UK 'Making Tax Digital' consultation confirms quarterly reporting system

Monday, 15 August 2016

The UK government has published its plans for a complete overhaul of the income tax reporting system.

The Making Tax Digital programme (MTD) was published in broad outline last year. It announced that, from 2018, most businesses, the self-employed and landlords will need to provide HM Revenue & Customs (HMRC) with quarterly updates, and to use special software to keep their business records.

Despite widespread criticism, the detailed proposals, published today in six separate consultation papers, have not dropped this central theme. Tax reporting will be 'integrated into day-to-day business activity' with compulsory continuous reporting for many taxpayers, says HMRC, leading to the end of the annual tax return by 2020. This, it says, will provide 'greater certainty over tax bills so businesses do not have to wait until the end of the year to find out how much they have to pay'.

Businesses will have to record and categorise receipts and expenses in their record-keeping software – which will have to be custom-designed for the purpose. It seems that spreadsheets will not meet the requirements of MTD. Where the software will come from, and who pays for it, is not clear. HMRC states: 'The government is considering what support might be provided to help with transition. This might be financial support, extra tax relief or practical help such as online training sessions.' The software will generate summary updates of total categorised income and expenditure data, to be sent to HMRC when they are due, at which point an automatic prompt will be issued. HMRC says it has not yet decided how detailed these summaries should be, and whether the level of detail should be different depending on the size of the business.

All businesses will be given nine months from the end of their accounting year to complete and make a final declaration of their annual accounts – as self-assessment taxpayers are already. This period, however, is also subject to consultation.

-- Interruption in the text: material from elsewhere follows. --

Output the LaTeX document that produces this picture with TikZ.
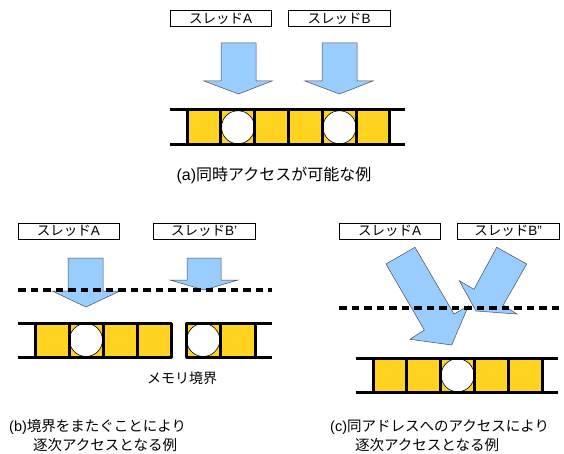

Penalties for failure to comply are also being introduced, though due to industry protests they are likely to be less significant than the current automatic late filing penalty. Many small businesses interpret MTD as a plan to set four or more self-assessment deadlines every tax year, with a proportionate increase in the opportunities for HMRC to charge penalties. However, the consultation proposes a graduated model with each non-deliberate failure to submit information on time attracting penalty points. When the points reach a set level, a penalty will be charged. There may also be a delay before sanctions are introduced.

One passage which may prove controversial suggests that HMRC will use the quarterly reporting system to challenge taxpayers' accounts as they are received. This is likely to happen more often as HMRC develops its plans to collect more information from third parties – which was also announced in today's consultations. 'If we reach the end of the tax year and a query has not been resolved, we will make an estimated assessment using the information we believe to be correct, on the understanding that this assessment may change upon resolution of the query', it says. There is no mention of an appeals process, or even of the option to hold over disputed tax to the following year.

However, for those who believe that the new system will impose an unacceptable cost and time burden, some concessions are being made to the very smallest businesses and will be confirmed by HMRC in due course. The eligibility thresholds are subject to consultation. However, HMRC anticipates that the proposed concessions will exempt 1.3 million small businesses from the quarterly update and digital record-keeping requirements. Also, 'those who genuinely cannot use digital tools will be exempt, though the meaning of 'genuinely' is not specified. It is unlikely to include people who will merely incur significant extra costs from MTD, as the next question in the consultation asks taxpayers to estimate the extra costs they will incur by using it.

Other concessions are also being made: the option to keep cash-basis rather than accrual accounts will be extended to all individual and unincorporated landlords, and to some larger businesses, perhaps by extending the maximum cash-basis turnover threshold to twice the current VAT threshold of GBP83,000. Such businesses will also be exempted from the need to account separately for capital and revenue.

Recognising that the proposals are both far-reaching and deeply controversial, the government has set an extended 84-day consultation period, closing on 7 November 2016. A separate consultation paper for limited companies will be published later this year.